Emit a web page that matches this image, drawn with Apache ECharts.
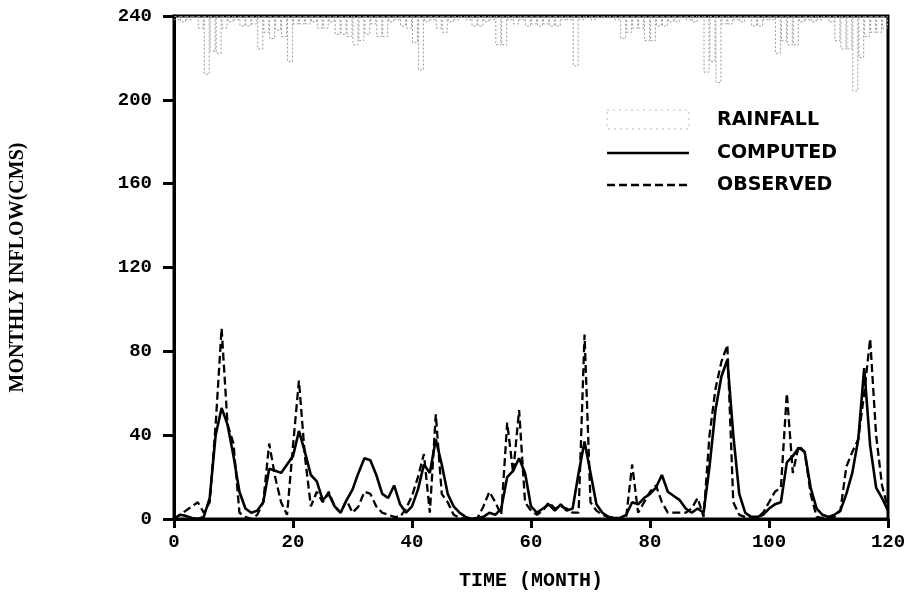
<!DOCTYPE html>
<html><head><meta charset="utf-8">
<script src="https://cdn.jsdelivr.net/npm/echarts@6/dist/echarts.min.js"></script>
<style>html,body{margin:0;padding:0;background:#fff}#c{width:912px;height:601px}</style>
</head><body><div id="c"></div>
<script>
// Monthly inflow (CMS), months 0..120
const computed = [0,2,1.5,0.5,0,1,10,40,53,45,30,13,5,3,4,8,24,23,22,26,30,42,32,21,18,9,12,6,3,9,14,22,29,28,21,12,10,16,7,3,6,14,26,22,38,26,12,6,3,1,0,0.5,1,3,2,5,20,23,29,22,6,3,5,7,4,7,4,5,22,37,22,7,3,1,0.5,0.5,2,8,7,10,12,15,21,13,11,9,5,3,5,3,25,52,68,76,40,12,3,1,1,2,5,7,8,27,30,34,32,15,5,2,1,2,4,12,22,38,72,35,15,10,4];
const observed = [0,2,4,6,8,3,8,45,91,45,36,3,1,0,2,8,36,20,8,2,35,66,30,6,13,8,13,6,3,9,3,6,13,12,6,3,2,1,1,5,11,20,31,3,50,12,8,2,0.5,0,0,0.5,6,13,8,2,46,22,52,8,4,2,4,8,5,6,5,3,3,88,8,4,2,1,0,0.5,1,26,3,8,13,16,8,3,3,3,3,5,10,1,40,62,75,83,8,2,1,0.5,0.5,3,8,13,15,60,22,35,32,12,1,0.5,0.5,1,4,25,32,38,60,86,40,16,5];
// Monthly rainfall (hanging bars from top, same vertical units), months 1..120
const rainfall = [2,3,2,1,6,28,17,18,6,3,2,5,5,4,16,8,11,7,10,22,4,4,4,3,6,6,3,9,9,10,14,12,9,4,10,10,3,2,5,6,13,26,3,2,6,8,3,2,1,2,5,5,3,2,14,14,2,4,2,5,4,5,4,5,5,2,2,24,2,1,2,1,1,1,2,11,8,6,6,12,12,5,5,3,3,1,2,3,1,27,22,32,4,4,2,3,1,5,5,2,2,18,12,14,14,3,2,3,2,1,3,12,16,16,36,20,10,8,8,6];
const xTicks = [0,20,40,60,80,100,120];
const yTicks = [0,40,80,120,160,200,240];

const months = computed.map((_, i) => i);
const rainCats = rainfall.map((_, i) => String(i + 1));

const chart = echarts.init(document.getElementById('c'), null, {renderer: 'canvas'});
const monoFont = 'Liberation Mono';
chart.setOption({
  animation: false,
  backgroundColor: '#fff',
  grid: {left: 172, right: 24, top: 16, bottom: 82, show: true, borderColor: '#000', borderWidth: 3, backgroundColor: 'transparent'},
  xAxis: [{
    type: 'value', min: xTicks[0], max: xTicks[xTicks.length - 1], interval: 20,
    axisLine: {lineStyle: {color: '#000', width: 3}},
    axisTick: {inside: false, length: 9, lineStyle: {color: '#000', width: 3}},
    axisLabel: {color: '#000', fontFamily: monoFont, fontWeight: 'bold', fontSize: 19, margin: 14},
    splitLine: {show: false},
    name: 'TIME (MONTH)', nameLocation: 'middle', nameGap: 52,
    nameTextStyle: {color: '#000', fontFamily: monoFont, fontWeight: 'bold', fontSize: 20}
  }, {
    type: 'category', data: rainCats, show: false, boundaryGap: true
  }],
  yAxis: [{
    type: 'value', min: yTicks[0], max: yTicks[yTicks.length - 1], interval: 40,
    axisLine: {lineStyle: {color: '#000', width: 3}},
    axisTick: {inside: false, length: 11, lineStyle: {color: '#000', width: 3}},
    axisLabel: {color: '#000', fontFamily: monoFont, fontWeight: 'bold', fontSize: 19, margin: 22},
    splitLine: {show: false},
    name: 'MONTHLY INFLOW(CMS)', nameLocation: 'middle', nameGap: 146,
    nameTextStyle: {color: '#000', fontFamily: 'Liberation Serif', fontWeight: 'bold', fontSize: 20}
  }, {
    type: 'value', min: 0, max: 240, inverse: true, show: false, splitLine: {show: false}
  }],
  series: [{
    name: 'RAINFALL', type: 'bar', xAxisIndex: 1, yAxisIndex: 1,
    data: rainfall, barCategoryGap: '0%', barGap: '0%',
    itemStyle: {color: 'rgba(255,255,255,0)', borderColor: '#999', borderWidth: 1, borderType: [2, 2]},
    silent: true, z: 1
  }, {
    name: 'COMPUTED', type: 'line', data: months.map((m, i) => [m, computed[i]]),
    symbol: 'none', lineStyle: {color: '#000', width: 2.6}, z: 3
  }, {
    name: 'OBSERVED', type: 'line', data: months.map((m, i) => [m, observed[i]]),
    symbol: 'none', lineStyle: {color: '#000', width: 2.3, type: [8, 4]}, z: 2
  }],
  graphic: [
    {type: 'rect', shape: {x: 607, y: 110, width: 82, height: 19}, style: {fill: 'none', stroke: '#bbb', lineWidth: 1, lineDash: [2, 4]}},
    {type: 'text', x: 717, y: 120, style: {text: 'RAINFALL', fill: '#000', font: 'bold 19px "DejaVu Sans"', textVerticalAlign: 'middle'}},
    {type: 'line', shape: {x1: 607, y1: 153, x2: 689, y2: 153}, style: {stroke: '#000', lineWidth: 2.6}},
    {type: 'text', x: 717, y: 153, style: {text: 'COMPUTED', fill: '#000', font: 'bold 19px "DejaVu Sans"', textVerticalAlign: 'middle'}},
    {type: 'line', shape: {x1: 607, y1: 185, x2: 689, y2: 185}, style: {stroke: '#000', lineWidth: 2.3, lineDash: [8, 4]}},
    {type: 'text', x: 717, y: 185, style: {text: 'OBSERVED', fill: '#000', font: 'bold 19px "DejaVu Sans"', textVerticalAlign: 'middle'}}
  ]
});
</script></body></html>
==================================================
Your objective: Exactly as they appear, print the lines of the listing above from its first line through the line that contains "const rainCats = rainfall.map((_, i)", minus the pictures.

Final result:
Emit a web page that matches this image, drawn with Apache ECharts.
<!DOCTYPE html>
<html><head><meta charset="utf-8">
<script src="https://cdn.jsdelivr.net/npm/echarts@6/dist/echarts.min.js"></script>
<style>html,body{margin:0;padding:0;background:#fff}#c{width:912px;height:601px}</style>
</head><body><div id="c"></div>
<script>
// Monthly inflow (CMS), months 0..120
const computed = [0,2,1.5,0.5,0,1,10,40,53,45,30,13,5,3,4,8,24,23,22,26,30,42,32,21,18,9,12,6,3,9,14,22,29,28,21,12,10,16,7,3,6,14,26,22,38,26,12,6,3,1,0,0.5,1,3,2,5,20,23,29,22,6,3,5,7,4,7,4,5,22,37,22,7,3,1,0.5,0.5,2,8,7,10,12,15,21,13,11,9,5,3,5,3,25,52,68,76,40,12,3,1,1,2,5,7,8,27,30,34,32,15,5,2,1,2,4,12,22,38,72,35,15,10,4];
const observed = [0,2,4,6,8,3,8,45,91,45,36,3,1,0,2,8,36,20,8,2,35,66,30,6,13,8,13,6,3,9,3,6,13,12,6,3,2,1,1,5,11,20,31,3,50,12,8,2,0.5,0,0,0.5,6,13,8,2,46,22,52,8,4,2,4,8,5,6,5,3,3,88,8,4,2,1,0,0.5,1,26,3,8,13,16,8,3,3,3,3,5,10,1,40,62,75,83,8,2,1,0.5,0.5,3,8,13,15,60,22,35,32,12,1,0.5,0.5,1,4,25,32,38,60,86,40,16,5];
// Monthly rainfall (hanging bars from top, same vertical units), months 1..120
const rainfall = [2,3,2,1,6,28,17,18,6,3,2,5,5,4,16,8,11,7,10,22,4,4,4,3,6,6,3,9,9,10,14,12,9,4,10,10,3,2,5,6,13,26,3,2,6,8,3,2,1,2,5,5,3,2,14,14,2,4,2,5,4,5,4,5,5,2,2,24,2,1,2,1,1,1,2,11,8,6,6,12,12,5,5,3,3,1,2,3,1,27,22,32,4,4,2,3,1,5,5,2,2,18,12,14,14,3,2,3,2,1,3,12,16,16,36,20,10,8,8,6];
const xTicks = [0,20,40,60,80,100,120];
const yTicks = [0,40,80,120,160,200,240];

const months = computed.map((_, i) => i);
const rainCats = rainfall.map((_, i) => String(i + 1));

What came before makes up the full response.